Pas suffisamment. Toutefois, ce n’est pas parce qu’on n’a pas de thermomètre qu’on n’a pas de température. Même si les études ethniques sont interdites en France, les centaines de témoignages que j’ai reçus témoignent d’une vraie difficulté. Il faut donner au juge l’arsenal juridique complet pour protéger les hommes et les femmes, et leurs originalités.

Certains de vos contempteurs ont qualifié votre proposition de « farfelue ». Que leur répondez-vous ?

Parler de discrimination capillaire peut prêter à sourire mais quand on s’y intéresse vraiment, on voit que c’est un problème global et universel. En mars 2023, pour la première fois, le syndicat des coiffeurs a inscrit un module pour former ses apprentis à la coiffure des cheveux non lisses. Cela veut dire que les choses changent et que l’on se rend compte qu’il y a une nécessité de faire évoluer les pratiques.

Estimez-vous que les personnes racisées sont les premières victimes de ce type de discrimination ?

Oui mais pas seulement. La proposition de loi que je porte se veut universelle. Je suis là pour dire qu’une majorité de personnes n’ont pas les cheveux lisses et que toute discrimination, y compris capillaire, est malvenue.

La question qui se pose n’est-elle pas celle de ce qui constitue la « normalité », et qui correspond encore en France à un certain phénotype, à une certaine manière de se coiffer ?

Nous refusons ça énergiquement. Comme le dit le sociologue [Jean-François] Amadieu, aplatir ses cheveux, c’est comme aplatir sa personnalité et s’aplatir soi-même. Nous refusons que les personnes s’aplatissent, qu’un phénotype quelconque soit synonyme de compétence ou de propreté. Nous voulons que les hommes et les femmes soient considérés en fonction de leur compétences, non pas de leur apparence, y compris capillaire.

Vous dites avoir reçu beaucoup de témoignages.
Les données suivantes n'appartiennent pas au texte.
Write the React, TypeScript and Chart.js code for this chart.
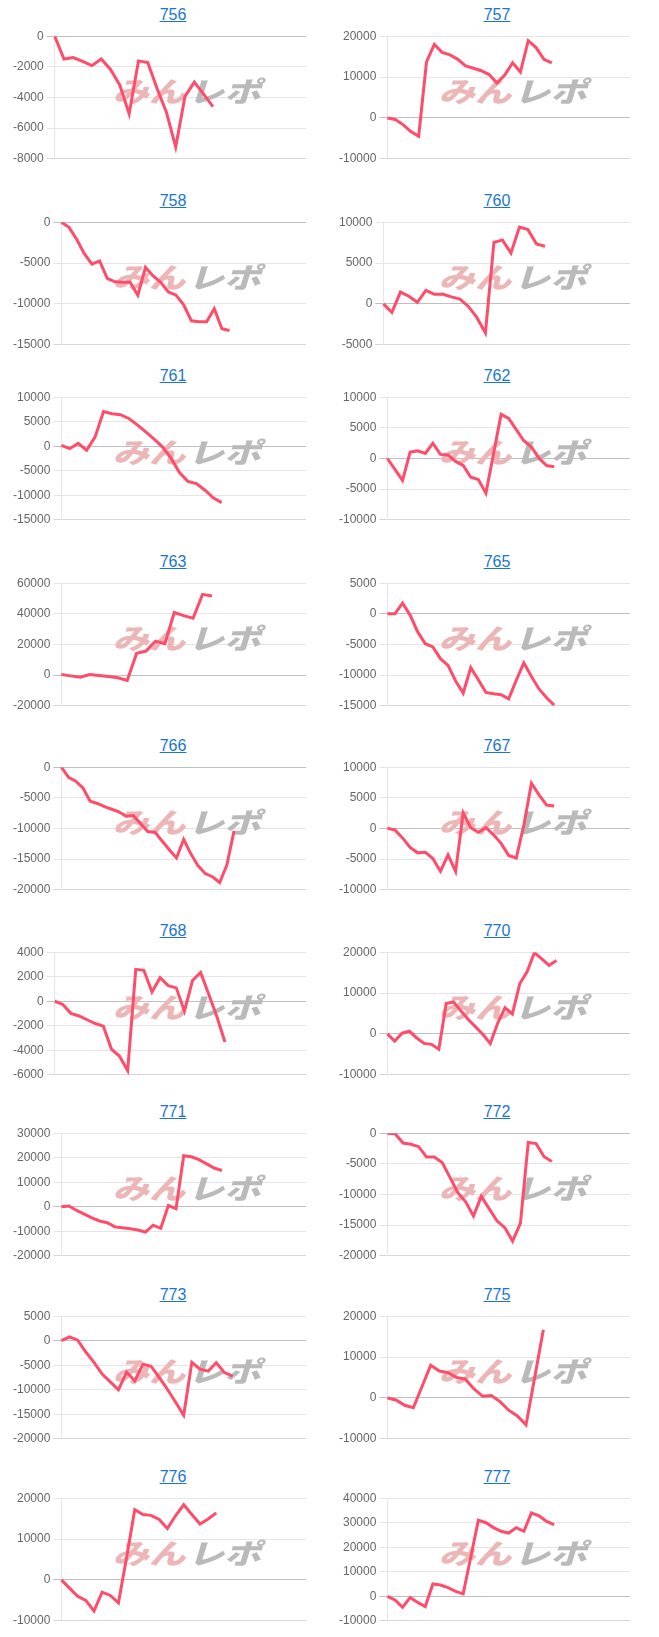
import React, { useEffect, useRef } from 'react';
import { Chart, registerables } from 'chart.js';
Chart.register(...registerables);

// ---- data ----
const machineIds = ['756', '757', '758', '760', '761', '762', '763', '765', '766', '767', '768', '770', '771', '772', '773', '775', '776', '777'];

const values756 = [0, -1490, -1390, -1650, -1920, -1490, -2170, -3200, -5070, -1610, -1720, -3410, -4960, -7230, -3930, -3000, -3780, -4590];
const values757 = [0, -390, -1630, -3330, -4500, 13720, 17980, 16050, 15430, 14340, 12710, 12170, 11550, 10620, 8530, 10470, 13490, 11240, 18910, 17210, 14340, 13490];
const values758 = [0, -630, -2080, -3840, -5130, -4740, -6860, -7290, -7360, -7360, -8930, -5520, -6580, -7360, -8540, -8930, -10110, -12060, -12180, -12180, -10580, -13040, -13240];
const values760 = [0, -1020, 1450, 940, 200, 1650, 1180, 1180, 860, 590, -310, -1680, -3530, 7520, 7830, 6230, 9400, 9090, 7330, 7050];
const values761 = [160, -490, 610, -820, 1900, 7090, 6630, 6440, 5660, 4370, 2940, 1450, -170, -2440, -5350, -7160, -7620, -8910, -10530, -11500];
const values762 = [0, -1760, -3580, 1040, 1240, 830, 2490, 670, 570, -470, -1140, -3060, -3420, -5650, 780, 7200, 6530, 4720, 2900, 1870, 50, -1140, -1350];
const values763 = [360, -470, -1300, 360, -260, -880, -1710, -3380, 14290, 15740, 22180, 20520, 40880, 38810, 37140, 52730, 51690];
const values765 = [0, 0, 1750, -200, -2950, -4870, -5390, -7310, -8400, -10950, -12920, -8770, -10740, -12820, -13030, -13180, -13860, -10840, -7990, -10220, -12250, -13700, -14900];
const values766 = [0, -1660, -2290, -3380, -5560, -5920, -6440, -6860, -7270, -8000, -7900, -9200, -10490, -10600, -12050, -13460, -14810, -11790, -14130, -16100, -17350, -17870, -18810, -15950, -10390];
const values767 = [30, -230, -1530, -3090, -3970, -3870, -4910, -6990, -4290, -6990, 2520, 130, -600, 130, -1010, -2420, -4390, -4810, 550, 7400, 5480, 3820, 3660];
const values768 = [0, -260, -990, -1200, -1510, -1820, -2030, -3900, -4490, -5660, 2600, 2520, 750, 1920, 1270, 1090, -810, 1690, 2340, 570, -1250, -3330];
const values770 = [20, -1770, 180, 650, -990, -2320, -2550, -3720, 7430, 7820, 5640, 3530, 1740, -130, -2320, 2600, 6420, 4860, 12260, 15220, 19900, 18340, 16780, 17950];
const values771 = [0, 300, -1500, -3000, -4500, -5800, -6500, -8200, -8600, -9000, -9500, -10300, -7500, -8800, 500, -800, 20800, 20400, 19200, 17500, 15800, 14800];
const values772 = [0, -100, -1600, -1800, -2200, -3900, -3900, -4800, -7200, -9700, -11200, -13500, -10300, -12300, -14300, -15400, -17600, -14700, -1500, -1700, -3800, -4600];
const values773 = [0, 800, 100, -2300, -4400, -6800, -8400, -10000, -6400, -8200, -4800, -5200, -7500, -9900, -12500, -15200, -4400, -5800, -6200, -4500, -6500, -7200];
const values775 = [0, -500, -1800, -2400, 2800, 8000, 6600, 6200, 5000, 4600, 2200, 400, 600, -900, -3000, -4400, -6600, 5000, 16700];
const values776 = [0, -2000, -4000, -5000, -7600, -3000, -3800, -5600, 5500, 17200, 16000, 15800, 14800, 12600, 15700, 18400, 16000, 13700, 14900, 16400];
const values777 = [0, -1500, -4500, -500, -2500, -4200, 5000, 4600, 3500, 2000, 1000, 16000, 31000, 30000, 28000, 26500, 25800, 28000, 26500, 34000, 32800, 30500, 29200];

const seriesList = [values756, values757, values758, values760, values761, values762, values763, values765, values766, values767, values768, values770, values771, values772, values773, values775, values776, values777];

// number of x-axis categories (days) for each chart
const dayCounts = [28, 32, 33, 30, 30, 33, 27, 33, 35, 33, 32, 34, 33, 32, 31, 29, 31, 33];

// y-axis ranges / tick steps
const yMins = [-8000, -10000, -15000, -5000, -15000, -10000, -20000, -15000, -20000, -10000, -6000, -10000, -20000, -20000, -20000, -10000, -10000, -10000];
const yMaxs = [0, 20000, 0, 10000, 10000, 10000, 60000, 5000, 0, 10000, 4000, 20000, 30000, 0, 5000, 20000, 20000, 40000];
const ySteps = [2000, 10000, 5000, 5000, 5000, 5000, 20000, 5000, 5000, 5000, 2000, 10000, 10000, 5000, 5000, 10000, 10000, 10000];

// ---- layout (page coords) ----
const rowPlotTops = [33, 219, 394, 580, 764, 949, 1130, 1313, 1495];
const PLOT_H = 129;
const PAD_TOP = 7;
const PAD_BOTTOM = 7;
const colCanvasLeft = [10, 336];
const colCanvasWidth = [296, 294];
const colTitleCenter = [173, 497];
const BODY = 8;

const watermarkPlugin = {
  id: 'watermark',
  beforeDatasetsDraw(chart: any) {
    const { ctx, chartArea } = chart;
    ctx.save();
    ctx.translate(180, chartArea.top + 55);
    ctx.transform(1, 0, -0.3, 1, 0, 0);
    ctx.scale(1.3, 1);
    ctx.font = '900 28px "Noto Sans CJK JP"';
    ctx.textBaseline = 'middle';
    ctx.textAlign = 'right';
    ctx.fillStyle = 'rgb(237, 182, 182)';
    ctx.fillText('みん', -1, 0);
    ctx.textAlign = 'left';
    ctx.fillStyle = 'rgb(186, 186, 186)';
    ctx.fillText('レポ', 1, 0);
    ctx.restore();
  },
};

function MiniChart(props: { idx: number }) {
  const { idx } = props;
  const ref = useRef<HTMLCanvasElement | null>(null);
  const col = idx % 2;
  const row = Math.floor(idx / 2);
  const width = colCanvasWidth[col];
  const height = PLOT_H + PAD_TOP + PAD_BOTTOM;
  const top = rowPlotTops[row] - PAD_TOP - BODY;
  const left = colCanvasLeft[col] - BODY;

  useEffect(() => {
    if (!ref.current) return;
    const labels = Array.from({ length: dayCounts[idx] }, (_, i) => String(i + 1));
    const min = yMins[idx];
    const max = yMaxs[idx];
    const chart = new Chart(ref.current, {
      type: 'line',
      data: {
        labels,
        datasets: [
          {
            data: seriesList[idx],
            borderColor: 'rgb(255, 76, 106)',
            backgroundColor: 'rgb(255, 76, 106)',
            borderWidth: 3,
            pointRadius: 0,
            pointHoverRadius: 0,
            tension: 0,
            fill: false,
          },
        ],
      },
      options: {
        responsive: false,
        animation: false,
        devicePixelRatio: 1,
        layout: { padding: 0 },
        plugins: { legend: { display: false }, tooltip: { enabled: false }, title: { display: false } },
        scales: {
          x: { display: false },
          y: {
            min,
            max,
            ticks: {
              stepSize: ySteps[idx],
              color: '#666',
              font: { size: 12, family: 'Arial, "Liberation Sans", Helvetica, sans-serif' },
              padding: 3,
              callback: (v: any) => String(v),
            },
            grid: {
              color: (c: any) => {
                const v = c.tick ? c.tick.value : null;
                if (v === 0) return 'rgba(0,0,0,0.25)';
                if (v === min) return 'rgba(0,0,0,0.16)';
                return 'rgba(0,0,0,0.1)';
              },
              tickLength: 8,
            },
            border: { color: 'rgba(0,0,0,0.1)' },
          },
        },
      },
      plugins: [watermarkPlugin],
    });
    return () => chart.destroy();
  }, [idx]);

  return (
    <>
      <a
        href="#"
        style={{
          position: 'absolute',
          left: colTitleCenter[col] - BODY - 40,
          width: 80,
          top: rowPlotTops[row] - 18 - 10 - BODY,
          textAlign: 'center',
          fontFamily: 'Arial, "Liberation Sans", sans-serif',
          fontSize: 16,
          lineHeight: '20px',
          color: '#1976d2',
          textDecoration: 'underline',
        }}
      >
        {machineIds[idx]}
      </a>
      <canvas
        ref={ref}
        width={width}
        height={height}
        style={{ position: 'absolute', left, top, width, height }}
      />
    </>
  );
}

export default function App() {
  return (
    <div style={{ position: 'relative', width: 643, height: 1621, background: '#fff' }}>
      {machineIds.map((_, i) => (
        <MiniChart key={i} idx={i} />
      ))}
    </div>
  );
}
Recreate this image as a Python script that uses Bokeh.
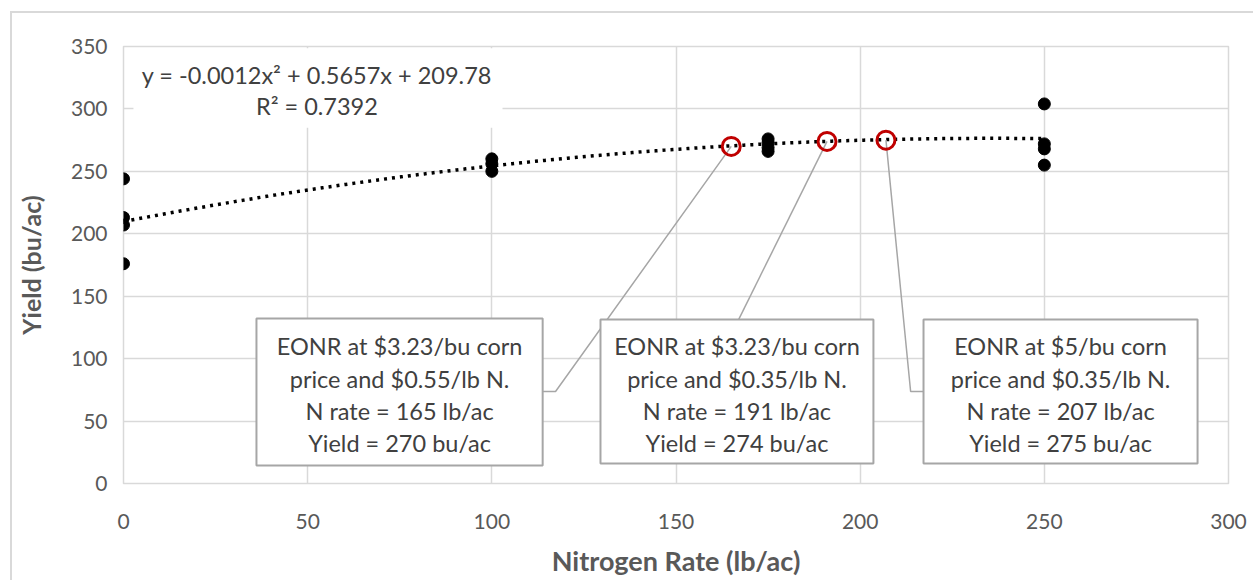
import numpy as np
from bokeh.plotting import figure
from bokeh.models import Range1d, FixedTicker
from bokeh.core.properties import value
from bokeh.embed import file_html
from bokeh.resources import INLINE

# ---------------- data ----------------
n_rate = [0, 0, 0, 0, 100, 100, 100, 175, 175, 175, 175, 250, 250, 250, 250]
yield_bu = [244, 213, 207, 176, 260, 256, 250, 276, 273, 269, 266, 304, 272, 268, 255]

eonr_rate = [165, 191, 207]
eonr_yield = [270, 274, 275]

trend_coef = [-0.0012, 0.5657, 209.78]   # quadratic trendline coefficients
trend_range = [0, 250]

x_ticks = [0, 50, 100, 150, 200, 250, 300]
y_ticks = [0, 50, 100, 150, 200, 250, 300, 350]

eq_lines = ["y = -0.0012x\u00b2 + 0.5657x + 209.78", "R\u00b2 = 0.7392"]

callout_text = [
    ["EONR at $3.23/bu corn", "price and $0.55/lb N.", "N rate = 165 lb/ac", "Yield = 270 bu/ac"],
    ["EONR at $3.23/bu corn", "price and $0.35/lb N.", "N rate = 191 lb/ac", "Yield = 274 bu/ac"],
    ["EONR at $5/bu corn", "price and $0.35/lb N.", "N rate = 207 lb/ac", "Yield = 275 bu/ac"],
]

# ---------------- layout (annotation placement) ----------------
box_left = [36.1, 129.5, 217.2]
box_right = [113.8, 203.6, 291.6]
box_top = [132.1, 131.3, 131.3]
box_bottom = [14.4, 16.0, 16.0]
line_y_offsets = [110.0, 84.0, 58.0, 32.5]
leader_x = [[113.8, 117.3], [167.0], [217.2, 213.7]]
leader_y = [[73.7, 73.7], [131.3], [73.7, 73.7]]

FONT = "Lato"
TXT = "#404040"
AX = "#595959"
GRID = "#d9d9d9"

chart_border = ("linear-gradient(#d9d9d9,#d9d9d9) 10px 11px / 2px 100% no-repeat, "
                "linear-gradient(#d9d9d9,#d9d9d9) 10px 11px / 100% 2px no-repeat, white")

p = figure(width=1253, height=580, output_backend="svg", toolbar_location=None,
           x_range=Range1d(0, 300), y_range=Range1d(0, 350),
           min_border_left=123, min_border_right=25, min_border_top=46, min_border_bottom=97,
           styles={"background": chart_border})
p.outline_line_color = GRID
p.outline_line_width = 1.5
p.background_fill_color = "white"
p.border_fill_color = None

for ax in (p.xaxis, p.yaxis):
    ax.axis_line_color = None
    ax.major_tick_line_color = None
    ax.minor_tick_line_color = None
    ax.major_label_text_font = FONT
    ax.major_label_text_font_size = "21px"
    ax.major_label_text_color = AX
    ax.axis_label_text_font = FONT
    ax.axis_label_text_font_style = "bold"
    ax.axis_label_text_color = AX

p.xaxis.axis_label_text_font_size = "27px"
p.yaxis.axis_label_text_font_size = "25px"
p.xaxis.ticker = FixedTicker(ticks=x_ticks)
p.yaxis.ticker = FixedTicker(ticks=y_ticks)
p.xaxis.axis_label = "Nitrogen Rate (lb/ac)"
p.yaxis.axis_label = "Yield (bu/ac)"
p.xaxis.major_label_standoff = 24
p.yaxis.major_label_standoff = 10
p.xaxis.axis_label_standoff = 12
p.yaxis.axis_label_standoff = 22

p.xgrid.ticker = FixedTicker(ticks=x_ticks)
p.ygrid.ticker = FixedTicker(ticks=y_ticks)
p.grid.grid_line_color = GRID
p.grid.grid_line_width = 1.5

# white background behind equation
p.quad(left=[2.7], right=[102.9], top=[348.5], bottom=[285.0],
       fill_color="white", line_color=None)

# trendline from stated coefficients
tx = np.linspace(trend_range[0], trend_range[1], 200)
ty = np.polyval(trend_coef, tx)
p.line(tx, ty, line_color="black", line_width=3.5, line_dash="3 5")

# data points
p.scatter(n_rate, yield_bu, size=12, color="black")

# leader lines
for i in range(3):
    xs = leader_x[i] + [eonr_rate[i]]
    ys = leader_y[i] + [eonr_yield[i]]
    p.line(xs, ys, line_color="#a6a6a6", line_width=1.5)

# EONR circles
p.scatter(eonr_rate, eonr_yield, size=18, fill_color="white", fill_alpha=0,
          line_color="#c00000", line_width=3)

# callout boxes
p.quad(left=box_left, right=box_right, top=box_top, bottom=box_bottom,
       fill_color="white", line_color="#a6a6a6", line_width=2)

tx_l, ty_l, tt = [], [], []
for i in range(3):
    cx = (box_left[i] + box_right[i]) / 2
    for j, s in enumerate(callout_text[i]):
        tx_l.append(cx)
        ty_l.append(line_y_offsets[j])
        tt.append(s)
p.text(x=tx_l, y=ty_l, text=tt, text_align="center", text_baseline="middle",
       text_font=value(FONT), text_font_size="23.5px", text_color=TXT)

# equation
p.text(x=[52.5, 52.5], y=[326.8, 302.0], text=eq_lines, text_align="center",
       text_baseline="middle", text_font=value(FONT), text_font_size="23.5px", text_color=TXT)

open("out.html", "w").write(file_html(p, INLINE))
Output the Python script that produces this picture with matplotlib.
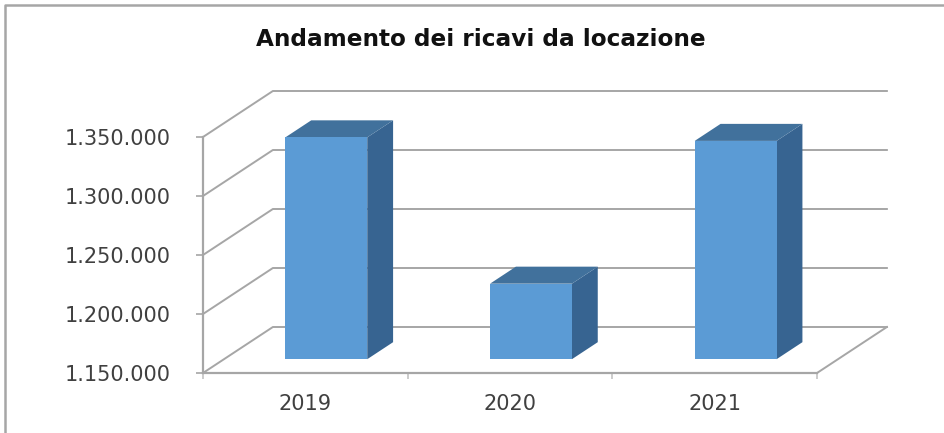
import matplotlib
matplotlib.use("Agg")
import matplotlib.pyplot as plt
from matplotlib.lines import Line2D
from matplotlib.patches import Polygon
from matplotlib.ticker import FuncFormatter

years = ["2019", "2020", "2021"]
ricavi = [1338000, 1214000, 1335000]
y_ticks = [1150000, 1200000, 1250000, 1300000, 1350000]

W, H = 945, 433
y_min, y_max = y_ticks[0], y_ticks[-1]

fig = plt.figure(figsize=(W / 100, H / 100), dpi=100)
ax = fig.add_axes([203 / W, 1 - 373 / H, (817 - 203) / W, (373 - 137) / H])
ax.set_xlim(0, 3)
ax.set_ylim(y_min, y_max)
ax.patch.set_alpha(0)

# how far the back wall sits from the front plane, in data units
depth_x = 70 / 205
depth_y = 46 / 236 * (y_max - y_min)


def proj(x, y, d):
    # d = 0 is the front plane, d = 1 the back wall
    return (x + d * depth_x, y + d * depth_y)


grid_col = "#A6A6A6"
for v in y_ticks:
    pts = [proj(0, v, 0), proj(0, v, 1), proj(3, v, 1)]
    ax.plot(*zip(*pts), color=grid_col, lw=1.4, clip_on=False, zorder=1)
# right edge of the floor
ax.plot(*zip(proj(3, y_min, 0), proj(3, y_min, 1)), color=grid_col, lw=1.4, clip_on=False, zorder=1)

# bars as three polygons: side, top, front
bar_w = 0.4
d0, d1 = 0.30, 0.67
for i, val in enumerate(ricavi):
    x0 = i + 0.5 - bar_w / 2
    x1 = i + 0.5 + bar_w / 2
    side = [proj(x1, y_min, d0), proj(x1, y_min, d1), proj(x1, val, d1), proj(x1, val, d0)]
    top = [proj(x0, val, d0), proj(x1, val, d0), proj(x1, val, d1), proj(x0, val, d1)]
    front = [proj(x0, y_min, d0), proj(x1, y_min, d0), proj(x1, val, d0), proj(x0, val, d0)]
    ax.add_patch(Polygon(side, fc="#376491", ec="none", clip_on=False, zorder=3))
    ax.add_patch(Polygon(top, fc="#41719C", ec="none", clip_on=False, zorder=3))
    ax.add_patch(Polygon(front, fc="#5B9BD5", ec="none", clip_on=False, zorder=4))

ax.set_yticks(y_ticks)
ax.yaxis.set_major_formatter(FuncFormatter(lambda v, pos: f"{int(v):,}".replace(",", ".")))
ax.set_xticks([0, 1, 2, 3])
ax.set_xticklabels([])
ax.set_xticks([0.5, 1.5, 2.5], minor=True)
ax.set_xticklabels(years, minor=True)
ax.tick_params(axis="y", length=5, width=1.2, color=grid_col, labelsize=15, labelcolor="#404040", pad=18)
ax.tick_params(axis="x", which="major", length=4, width=1.2, color="#C4C4C4")
ax.tick_params(axis="x", which="minor", length=0, labelsize=15, labelcolor="#404040", pad=15)

for s in ["top", "right"]:
    ax.spines[s].set_visible(False)
for s in ["left", "bottom"]:
    ax.spines[s].set_color(grid_col)
    ax.spines[s].set_linewidth(1.6)

fig.text(481 / W, 1 - 40 / H, "Andamento dei ricavi da locazione", ha="center", va="center",
         fontsize=16.7, fontweight="bold", color="#111111")

# border of the chart area, only top and left are visible
fig.add_artist(Line2D([5 / W, 5 / W, 1], [0, 1 - 5 / H, 1 - 5 / H], transform=fig.transFigure,
                      color="#A6A6A6", lw=1.8))

fig.savefig("out.png", dpi=100)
Que vous a-t-on raconté ?

Pas plus tard qu’hier, j’ai rencontré une jeune femme qui a créé une marque de cosmétiques. Elle me confiait qu’il était naturel pour elle, lorsqu’elle a postulé pour entrer dans une école de commerce, de porter une perruque à cheveux lisses pour avoir autant de chances que les autres. Elle se disait : « Quand j’aurai réussi à l’école et que je serai embauchée, je porterai mon afro » – ce qu’elle fait aujourd’hui avec fierté. Ce que je veux, c’est que la même étudiante en école de commerce puisse être recrutée avec son afro, sur la seule base de ses compétences.